Belarus on Thursday rejected as baseless the
European Parliament's resolution calling for EU sanctions against the country's leadership, saying it was against the interest of EU-Belarus ties, RIA Novosti reported.
"The accusations and claims contained in the resolution are absolutely baseless. They openly contradict the interests of a constructive dialogue between Minsk and Brussels," Foreign Ministry spokesman
Andrei Savinykh said in a statement.
The European Parliament on Thursday adopted a resolution calling for immediate sanctions against the leaders of Belarus over the response to the opposition protests that followed the December 19 presidential election. The foreign ministers of the European Union's 27 states are expected to reach a final decision on any sanctions when they hold their first meeting of the year on January 31 in Brussels.
The resolution calls on the European Council to impose a ban on visas and freeze any EU bank accounts of senior government officials and members of the judiciary and security agencies responsible for rigging the elections and persecuting the opposition.

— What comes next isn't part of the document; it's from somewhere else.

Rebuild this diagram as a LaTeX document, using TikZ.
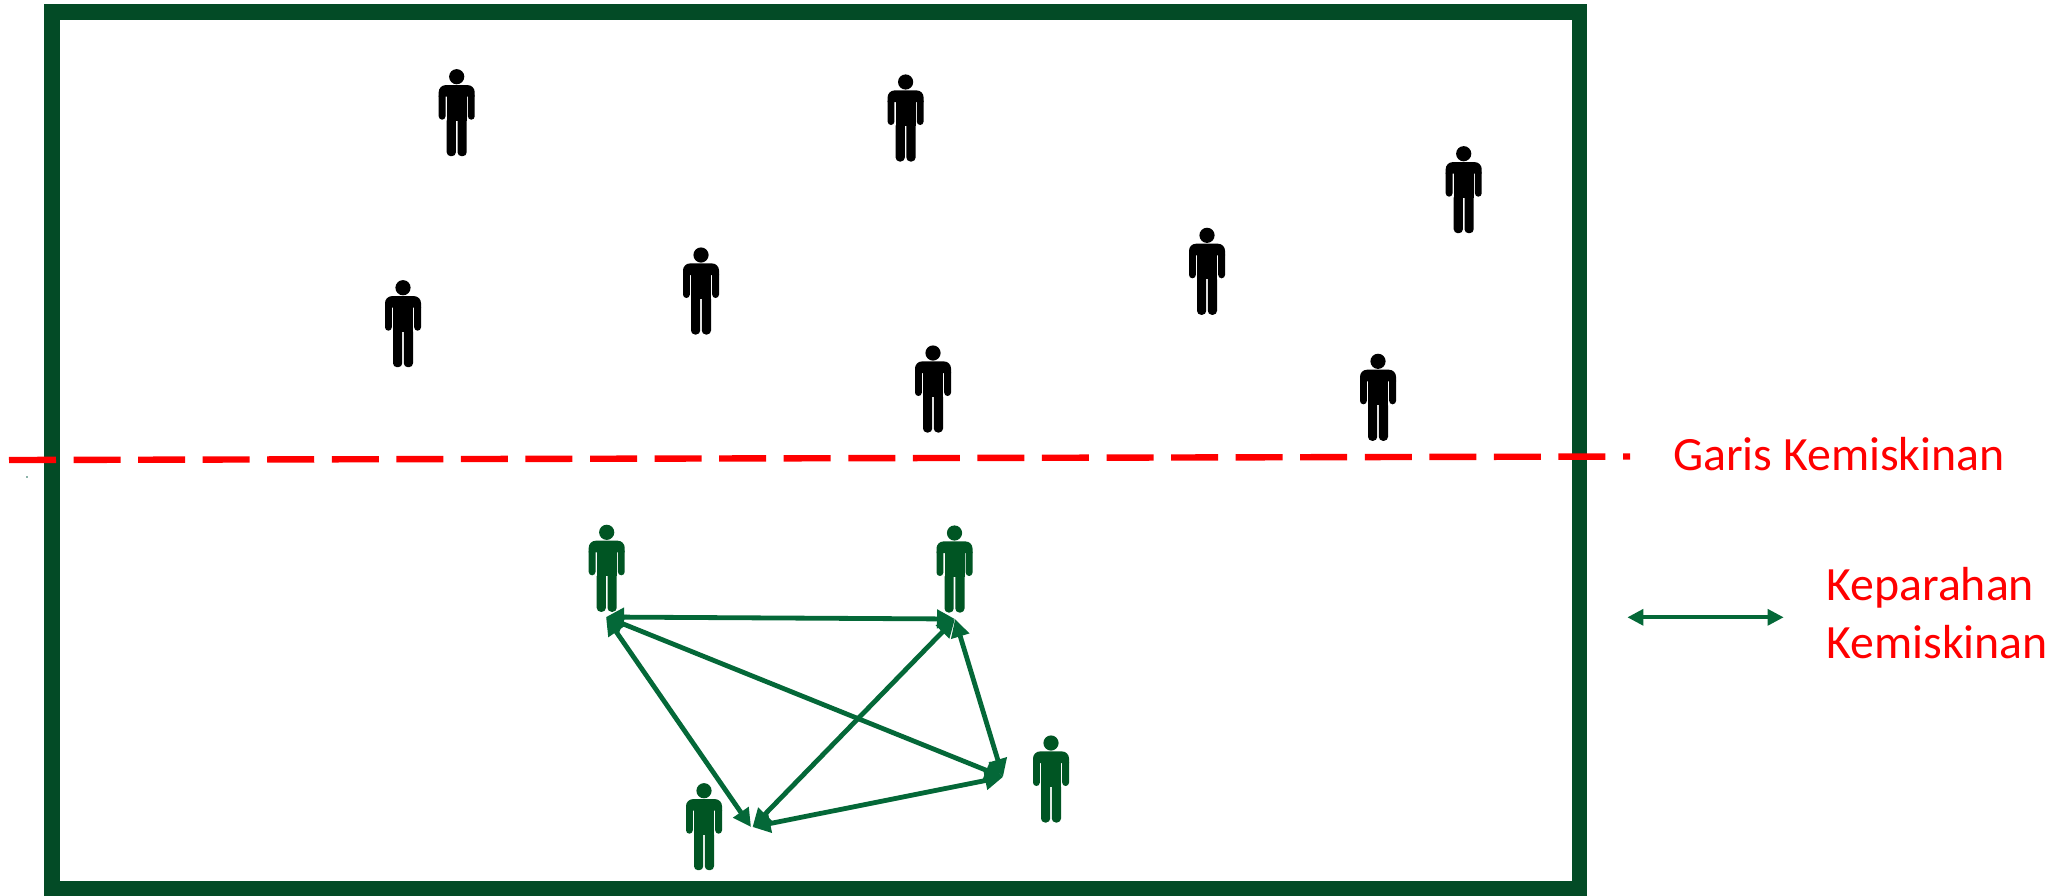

Lukashenko, who has ruled Belarus with an iron rod since 1994 and has been dubbed by the United States "Europe's last dictator" for a clampdown on opposition and dissent, gained a landslide victory in the polls with 79.67 percent of the vote.
More than 600 people, including opposition leaders, were detained in the Belarusian capital during a police crackdown on demonstrators after the vote that the opposition said had been rigged. International monitors called the election flawed.
During a high-level meeting in Brussels in early January, EU diplomats started the process of reinstating a travel ban against the Belarusian leader and top government officials. According to diplomatic sources, the list of Belarusian officials facing the ban could be extended to over 100 people.
A consensus of all 27 EU member states is required to go ahead with any sanctions, which could also involve suspension of Belarus from the EU's Eastern Partnership.
Western nations, including the United States, introduced sanctions against the country and travel bans on President Lukashenko and Belarusian officials following the 2006 presidential elections, which were also called fraudulent.
The ban was suspended in 2008 in a move aimed to encourage Belarus to move closer to the European Union. In October 2010, the European Council prolonged the suspension of the visa bans until October 31, 2011.